Directive - Copy the data exactly; pictures stay out of the copy.

Supplied information -
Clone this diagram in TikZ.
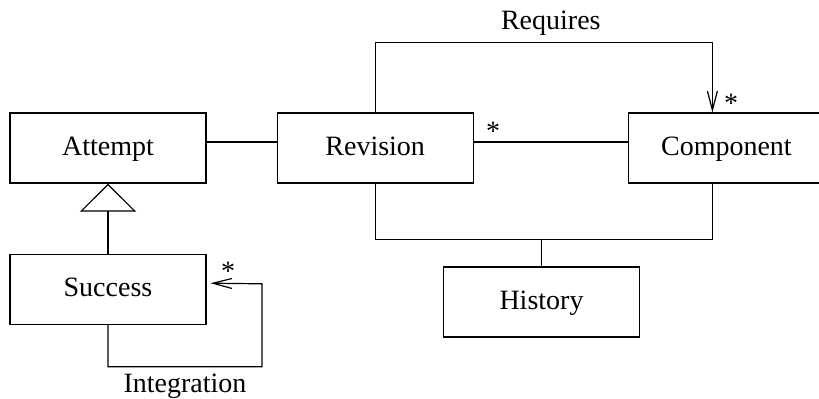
\documentclass[tikz,border=0pt]{standalone}
\usepackage{fontspec}
\setmainfont{Liberation Serif}
\usetikzlibrary{positioning,arrows.meta,calc}

\begin{document}
\begin{tikzpicture}[x=0.5pt, y=-0.5pt, line width=0.6pt,
	cls/.style={rectangle, draw, minimum width=98pt, minimum height=35pt, text height=10pt, text depth=3pt, font=\fontsize{14}{16}\selectfont},
	mult/.style={font=\fontsize{14}{16}\selectfont, inner sep=0pt},
	barb/.style={-{Straight Barb[length=9.5pt, width=5pt]}},
	isa/.style={-{Triangle[open, length=14pt, width=28pt]}}]

	\useasboundingbox (0,0) rectangle (819,398);

	\node[cls] (attempt) at (108,148) {Attempt};
	\node[cls, right=35pt of attempt] (revision) {Revision};
	\node[cls, right=77pt of revision] (component) {Component};
	\node[cls, below=35pt of attempt] (success) {Success};
	\node[cls] (history) at (541.5,302) {History};

	\draw ([yshift=3pt]attempt.east) -- ([yshift=3pt]revision.west);
	\draw ([yshift=3pt]revision.east) -- ([yshift=3pt]component.west);
	\node[mult] (mrc) at (493,131) {*};

	\draw[isa] (success) -- (attempt);

	% Requires
	\draw[barb] (revision.north) -- ++(0,-70) -| node[above, pos=0.25, xshift=3.5pt, font=\fontsize{14}{16}\selectfont] (req) {Requires} ([xshift=-7pt]component.north);
	\node[mult] (mreq) at (731,103) {*};

	% History
	\draw (revision.south) -- ++(0,56) coordinate (hjoin) -| ([xshift=-7pt]component.south);
	\draw (history.north) -- (history.north |- hjoin);

	% Integration
	\draw[barb] (success.south) -- ++(0,42) -| node[below, pos=0.25, font=\fontsize{14}{16}\selectfont] (integ) {Integration} ++(154,-83) -- ([yshift=3pt, xshift=2pt]success.east);
	\node[mult] (mint) at (228,271) {*};

\end{tikzpicture}
\end{document}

Output for this task -
Clone this diagram in TikZ.
\documentclass[tikz,border=0pt]{standalone}
\usepackage{fontspec}
\setmainfont{Liberation Serif}
\usetikzlibrary{positioning,arrows.meta,calc}

\begin{document}
\begin{tikzpicture}[x=0.5pt, y=-0.5pt, line width=0.6pt,
	cls/.style={rectangle, draw, minimum width=98pt, minimum height=35pt, text height=10pt, text depth=3pt, font=\fontsize{14}{16}\selectfont},
	mult/.style={font=\fontsize{14}{16}\selectfont, inner sep=0pt},
	barb/.style={-{Straight Barb[length=9.5pt, width=5pt]}},
	isa/.style={-{Triangle[open, length=14pt, width=28pt]}}]

	\useasboundingbox (0,0) rectangle (819,398);

	\node[cls] (attempt) at (108,148) {Attempt};
	\node[cls, right=35pt of attempt] (revision) {Revision};
	\node[cls, right=77pt of revision] (component) {Component};
	\node[cls, below=35pt of attempt] (success) {Success};
	\node[cls] (history) at (541.5,302) {History};

	\draw ([yshift=3pt]attempt.east) -- ([yshift=3pt]revision.west);
	\draw ([yshift=3pt]revision.east) -- ([yshift=3pt]component.west);
	\node[mult] (mrc) at (493,131) {*};

	\draw[isa] (success) -- (attempt);

	% Requires
	\draw[barb] (revision.north) -- ++(0,-70) -| node[above, pos=0.25, xshift=3.5pt, font=\fontsize{14}{16}\selectfont] (req) {Requires} ([xshift=-7pt]component.north);
	\node[mult] (mreq) at (731,103) {*};

	% History
	\draw (revision.south) -- ++(0,56) coordinate (hjoin) -| ([xshift=-7pt]component.south);
	\draw (history.north) -- (history.north |- hjoin);

	% Integration
	\draw[barb] (success.south) -- ++(0,42) -| node[below, pos=0.25, font=\fontsize{14}{16}\selectfont] (integ) {Integration} ++(154,-83) -- ([yshift=3pt, xshift=2pt]success.east);
	\node[mult] (mint) at (228,271) {*};

\end{tikzpicture}
\end{document}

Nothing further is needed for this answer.